The Quiet Confidence of Getting In
on what the hardest tables in New York are actually selling
Every city teaches a different kind of hunger.
New York’s is proof-shaped.
People don’t come here just to eat. They come to earn the right to.
You walk into a restaurant everyone says is impossible to get into.
Someone you know texted someone. A door opened.
The host smiles just enough to make you question if it’s real.
The room is beautiful. But it’s the kind of beauty that makes you aware of your posture.
No one here chews without purpose. Every laugh sounds like it’s wearing something tailored.
What the Room Is Actually Selling
The food is good. It’s always good.
But what fills the room is something else entirely.
Quiet competition over who can appear the most unbothered by access.
Ease as a status symbol. The performance of not needing to perform.
This is what I study now.
Not menus, not plating, but the body language of hierarchy.
The choreography of hunger when it pretends to be confidence.
The most interesting moment in any room like this is when someone stops proving.
When they turn to ask the waiter what they recommend.
When they admit they’ve never heard of the dish.
When they laugh at something without checking first whether it’s the right reaction.
That’s real power. It doesn’t need to perform.

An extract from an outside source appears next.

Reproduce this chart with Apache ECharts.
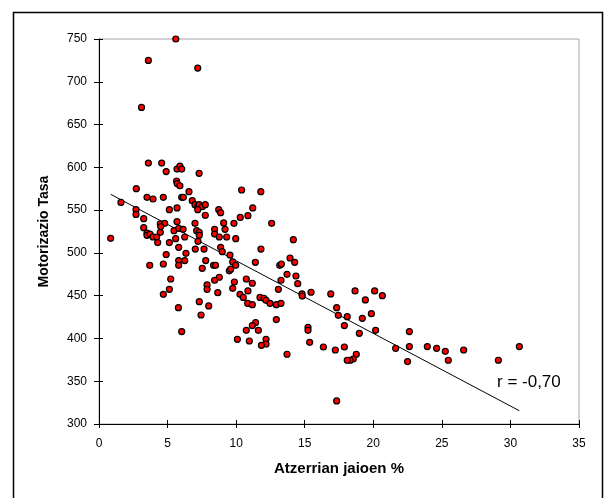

The Difference Between Access and Belonging
Getting into the room and belonging in the room are not the same thing.
Most people know this instinctively but spend enormous energy pretending otherwise.
Access can be borrowed. A connection, a name drop, a reservation made through the right person. That’s the currency of the room.
But belonging can’t be borrowed. It’s what happens when you stop needing the room to confirm something about you.
The people who move through hard rooms most easily aren’t the ones with the best access. They’re the ones who stopped caring whether they were supposed to be there.
What I’m Actually Building
The more I understand how these rooms work — who gets in, what happens inside, what people actually want from the experience — the more I believe the most interesting design problem isn’t access.
It’s what happens after the door opens.
Whether the person who walked in feels chosen or merely admitted.
Whether the conversation that follows is the one that needed to happen.
Whether the room created something that didn’t exist before everyone sat down.
That’s a different kind of table.
And it starts with understanding that the reservation is the least interesting part.